P. E nem se limitando a discutir uma única droga?

R. Exatamente. Porque a criminalização não é da substância. Uma vez, escrevi um texto falando que não importa se dendê ou maconha, não importa se explosivo ou Pinho Sol, afinal de contas Rafael Braga foi criminalizado não porque estava com explosivo, mas porque estava com detergente. A criminalização antecede a relação da pessoa com a substância. E o conjunto de violações nas suas gerações é tão profundo, que as medidas de legalização precisam pensar que são de longo prazo e necessariamente precisam ser reparatórias.

“Debater apenas a legalização da maconha não resolve o problema da sociedade brasileira. Talvez consiga dar mais conforto à classe média e alta no seu próprio uso da maconha. Mas essas camadas da sociedade também já são as menos afetadas pela guerra às drogas”

P. O que seriam, na prática, essas ações reparatórias? Por onde elas poderiam começar?

R. A descriminalização pode impulsionar um salto no entendimento jurídico da questão no Brasil, mas o papel mais importante desse processo é abrir portas para ampliar o debate sobre os efeitos nefastos da guerra às drogas contra o povo brasileiro nos seus diversos aspectos. Exigir políticas reparatórias como a parte central desse processo de mudanças é primeiro reconhecer que não há condições de potencializar essas mudanças se a gente não compreender os agentes perpetradores da violência, e o Estado como parte fundamental desse processo por ter feito a opção política pela guerra no caso da política de drogas.

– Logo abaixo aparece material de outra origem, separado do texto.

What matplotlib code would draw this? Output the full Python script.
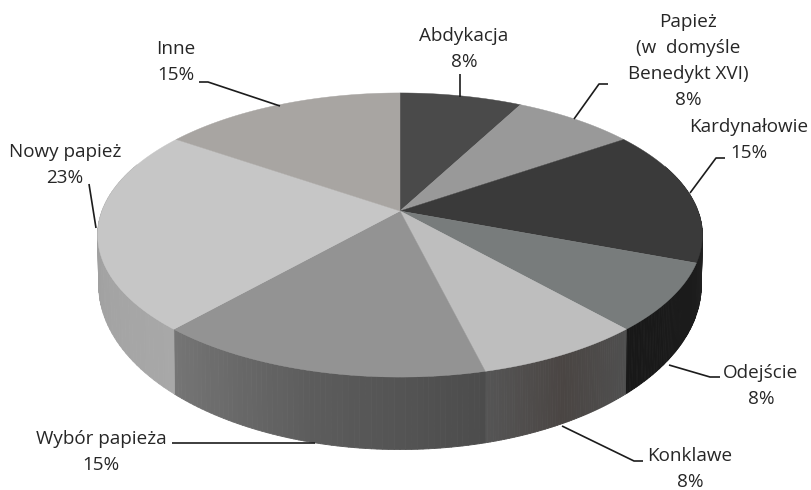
import numpy as np
import matplotlib
matplotlib.use("Agg")
import matplotlib.pyplot as plt
from matplotlib.collections import PolyCollection
from matplotlib.colors import to_rgb

# Data
labels = ["Abdykacja", "Papież\n(w  domyśle\nBenedykt XVI)", "Kardynałowie", "Odejście",
          "Konklawe", "Wybór papieża", "Nowy papież", "Inne"]
shares = [7.7, 7.7, 15.4, 7.7, 7.7, 15.4, 23.1, 15.4]
top_colors = ["#4a4a4a", "#999999", "#3a3a3a", "#787c7c", "#bebebe", "#939393", "#c6c6c6", "#a8a5a2"]
side_start = ["#4a4a4a", "#999999", "#3a3a3a", "#1c1c1c", "#4f4f4f", "#4c4c4c", "#a8a8a8", "#a8a5a2"]
side_mid = ["#4a4a4a", "#999999", "#2c2c2c", "#1a1a1a", "#4a4543", "#5c5c5c", "#a0a0a0", "#a8a5a2"]
side_end = ["#4a4a4a", "#999999", "#1e1e1e", "#181818", "#555555", "#757575", "#b4b4b4", "#a8a5a2"]

# Label anchors (centre of the text block) and leader lines, in pixels
label_pos = [(464, 49), (688, 61), (749, 140), (761, 386), (690, 469), (101, 452), (65, 165), (176, 62)]
leaders = [
    [(460, 74), (460, 97)],
    [(574, 119), (599, 84), (608, 84)],
    [(690, 193), (716, 158), (725, 158)],
    [(669, 365), (710, 377), (720, 377)],
    [(562, 426), (634, 461), (643, 461)],
    [(315, 443), (172, 443)],
    [(96, 228), (89, 184)],
    [(280, 106), (208, 82), (199, 82)],
]

# Disc projection (perspective tilt of the pie)
CX, TOP_Y, BOT_Y = 400, 211, 257
TOP_A, BOT_A = 138, 160
TOP_B, BOT_B = 298, 297
K = 0.169


def rim(theta, y0, a, b):
    x, y = np.sin(theta), np.cos(theta)
    d = 1 + K * y
    return CX + b * x / d, y0 - a * y / d


def lerp(c1, c2, t):
    c1, c2 = np.array(to_rgb(c1)), np.array(to_rgb(c2))
    return c1 + (c2 - c1) * t


fig = plt.figure(figsize=(8.12, 4.9), dpi=100)
ax = fig.add_axes([0, 0, 1, 1])
ax.set_xlim(0, 812)
ax.set_ylim(490, 0)
ax.axis("off")

edges = np.cumsum([0] + shares) / sum(shares) * 2 * np.pi

# Side wall, only the front part shows
quads, quad_colors = [], []
for i in range(len(shares)):
    th = np.linspace(edges[i], edges[i + 1], 61)
    for j in range(60):
        if np.cos(th[j]) > 0.35:
            continue
        x1, y1 = rim(th[j:j + 2], TOP_Y, TOP_A, TOP_B)
        x2, y2 = rim(th[j:j + 2], BOT_Y, BOT_A, BOT_B)
        quads.append([(x1[0], y1[0]), (x1[1], y1[1]), (x2[1], y2[1]), (x2[0], y2[0])])
        t = j / 59
        if t < 0.5:
            quad_colors.append(lerp(side_start[i], side_mid[i], t * 2))
        else:
            quad_colors.append(lerp(side_mid[i], side_end[i], t * 2 - 1))
ax.add_collection(PolyCollection(quads, facecolors=quad_colors, edgecolors=quad_colors, linewidths=0.6))

# Top face
for i in range(len(shares)):
    th = np.linspace(edges[i], edges[i + 1], 80)
    xs, ys = rim(th, TOP_Y, TOP_A, TOP_B)
    ax.fill(np.r_[CX, xs], np.r_[TOP_Y, ys], color=top_colors[i], lw=0.3)

for pts in leaders:
    ax.plot(*zip(*pts), color="#1c1c1c", lw=1.2, solid_capstyle="butt")

for name, share, pos in zip(labels, shares, label_pos):
    ax.text(pos[0], pos[1], f"{name}\n{round(share)}%", ha="center", va="center",
            family="Open Sans", fontsize=13.6, color="#262626", linespacing=1.56)

plt.savefig("out.png", dpi=100)
plt.close()
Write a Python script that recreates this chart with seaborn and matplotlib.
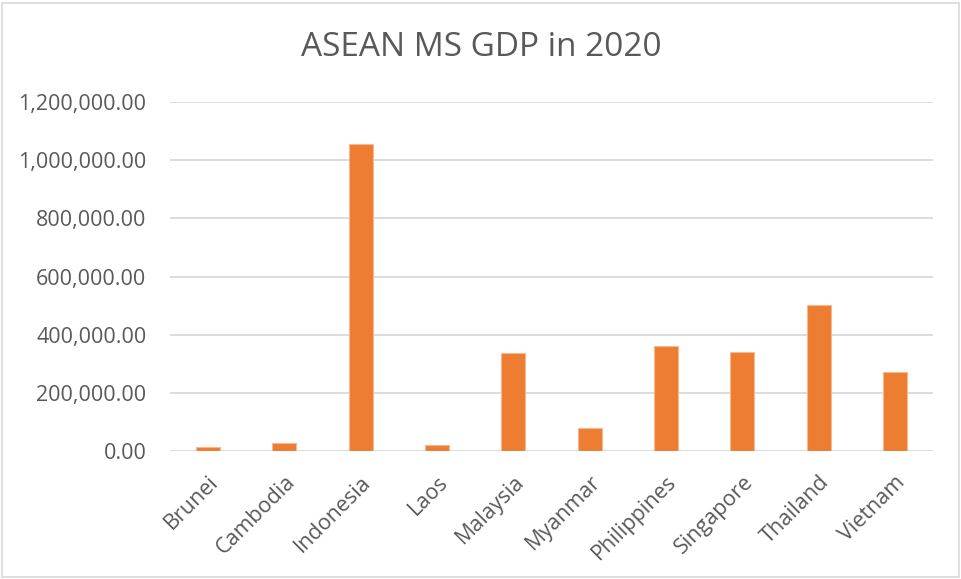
import matplotlib
matplotlib.use("Agg")
import matplotlib.pyplot as plt
import seaborn as sns
import pandas as pd
from matplotlib.ticker import FuncFormatter
from matplotlib.patches import Rectangle

countries = ["Brunei", "Cambodia", "Indonesia", "Laos", "Malaysia",
             "Myanmar", "Philippines", "Singapore", "Thailand", "Vietnam"]
gdp = [12000, 25900, 1058000, 19100, 337000,
       79000, 361500, 340000, 501800, 271200]
y_ticks = [0, 200000, 400000, 600000, 800000, 1000000, 1200000]

df = pd.DataFrame({"country": countries, "gdp": gdp})

sns.set_theme(style="white")
plt.rcParams["font.family"] = ["Open Sans", "DejaVu Sans"]

fig = plt.figure(figsize=(9.62, 5.79), dpi=100)
ax = fig.add_axes([0.1767, 0.2216, 0.7932, 0.6017])

sns.barplot(data=df, x="country", y="gdp", color="#ED7D31", saturation=1,
            width=0.315, edgecolor="#F6B98F", linewidth=0.8, ax=ax)

ax.set_ylim(0, 1200000)
ax.set_yticks(y_ticks)
ax.yaxis.set_major_formatter(FuncFormatter(lambda v, p: f"{v:,.2f}"))
ax.set_xlim(-0.5, len(countries) - 0.5)
ax.grid(axis="y", color="#D9D9D9", linewidth=1.3)
ax.set_axisbelow(True)
for s in ax.spines.values():
    s.set_visible(False)
ax.set_xlabel("")
ax.set_ylabel("")
ax.tick_params(axis="y", length=0, pad=17, labelsize=15.5, labelcolor="#595959")
ax.tick_params(axis="x", length=0, pad=15, labelsize=15.5, labelcolor="#595959")
plt.setp(ax.get_xticklabels(), rotation=45, ha="right", rotation_mode="anchor")

fig.text(0.5, 0.918, "ASEAN MS GDP in 2020", ha="center", va="center",
         fontsize=24, color="#595959")

fig.patches.append(Rectangle((0.002, 0.003), 0.995, 0.992, transform=fig.transFigure,
                             fill=False, edgecolor="#D9D9D9", linewidth=1.2))

fig.savefig("out.png", dpi=100)
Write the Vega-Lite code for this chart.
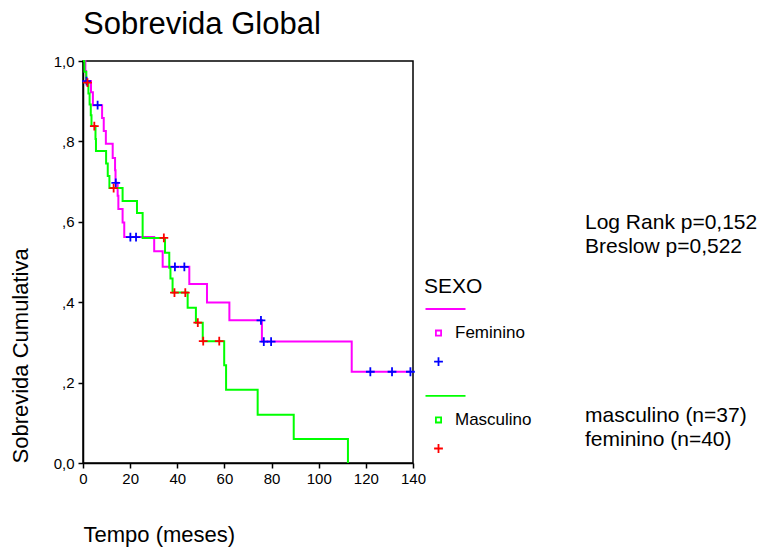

As ações reparatórias podem e devem instituir comissões da verdade da guerras às drogas para atribuir responsabilidades, fazer com que o Estado reconheça a sua parte no processo e possa assumir mecanismos que evitem a repetição daquelas formas de violência e que possa prestar de forma real auxílio, atenção e reparação às pessoas que já foram afetadas por esse processo de guerra que no Brasil passa da casa dos milhões. A questão das omissões é fundamental, a reparação material das vítimas, o apoio psicológico, a soltura imediata de pessoas injustamente acusadas e condenadas ou muitas delas nem condenadas e que estão cumprindo pena. Esses são elementos prioritários pra gente começar a fazer grandes mudanças. E conseguir imprimir essas mudanças na postura dos mecanismos da segurança pública que devem deixar de operar na lógica da guerra e passar a agir de fato como instrumento protetor e protetivo das comunidades, inclusive fazendo com que isso também contribua para um ambiente mais saudável também para os trabalhadores e trabalhadoras da segurança pública.